Monday, January 11, 2010

I GOT LAID OFF! WOO!


So, seriously. What is a girl to do when she finds out that she is one of the unlucky few to receive the bad news that she is getting laid off? Personally, I cried like my dog died. I know, I know - extremely unprofessional, apparently. However, I can’t say that I care all that much. Crying is the only way I knew how to cope, so crying I did.
 

So when HR Rep told me that I needed to calm down because she had information for me, I just got even more upset. When someone tells me to “calm down” I usually just do the opposite – I cried more. I wasn’t intentionally trying to make Director Man and HR Rep uncomfortable, but my filter disappeared the second he said my last day was going to be March 5th.*

Anything I was thinking was blurting out of my mouth – even the fact that I just bought a brand new car 2 weeks ago and Director Man KNEW I was buying a car and didn’t say anything. I thanked him for this. It isn't like he just pulled my name out of a hat and was like, "OH, darn. It's Stacey."


Also, being the light-hearted, up-beat person I am, was trying to make jokes at my own expense, saying I didn’t wake up this morning thinking today was going to be the day I got laid off. HR Rep said, “No one wakes up knowing they are going to get laid off…” I said, “Well there were a couple days in December I was pretty sure I was going to get the ax.” These people must not have any type of sense of humor. (Yes, I do understand that I was still bawling my eyes out at this point but come on! Give a girl a pity chuckle or something.)

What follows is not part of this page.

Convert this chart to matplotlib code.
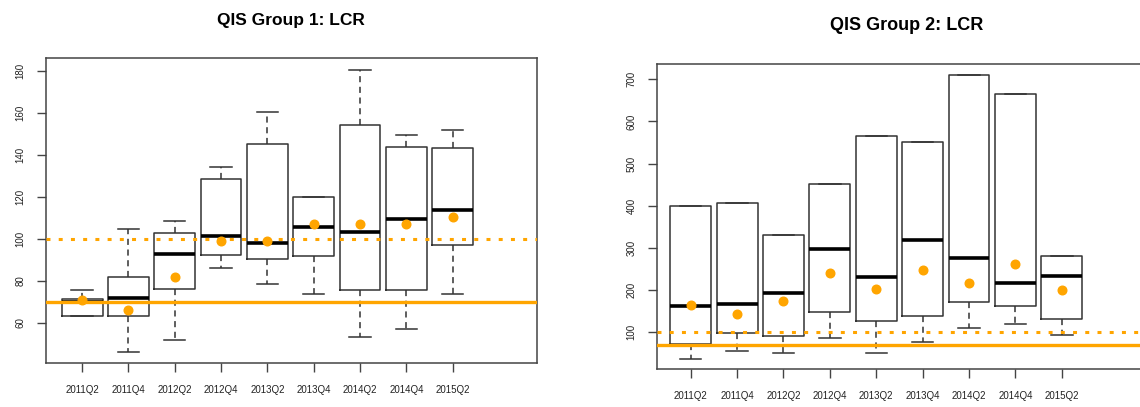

The kicker of the whole meeting was when I was trying to stop crying and I said, “Wow, this is really hard.” HR Rep: “Well, this is really hard on us too.” I’m sorry to say here that I DON’T CARE HOW YOU FEEL! YOU STILL HAVE A JOB! I wish I would have said that. I didn’t. I’ll have to wait for next time, I guess.


I’m going to fast forward here and just say that this meeting did not go very well. I felt like I was being treated like I was four-year-old instead of the 25-year-old that I am. This usually does not go over well with me. Usually though, I don’t say anything and I just take it. Not this time, though. After feeling like I was being rushed out of the office to leave for the day, I was reminded that I was still in a professional environment and that I should remember to conduct myself in a professional manner. (This is after I was bust out in tears for the past 30 minutes.) I couldn’t help myself when I said right back at her, “Do you think I am going to run down the row screaming hysterically? Screaming that I just got laid-off? Please give me a little more credit than that,” and I left. (I give myself a mental pat on the back every time I think of this.)


This is more on this topic but I think I might freak out if I keep thinking about it.
What is the lesson of all this? Change. I get to reinvent myself. I have nothing holding me back. So, I'm going for it. I'm changing.

*Yes, March 5. Please don’t ask me why I have to sit here for the next 2 months knowing that I don’t have a job anymore and that I will not be receiving any new work from now until the end. This isn’t limbo, it’s hell on earth.


1 comments:

Anonymous said...

Yes, there is always a bright side of things (easy for me to say huh) but there is...everything happens for a reason. Take this experience as just that "an experience" and keep on moving.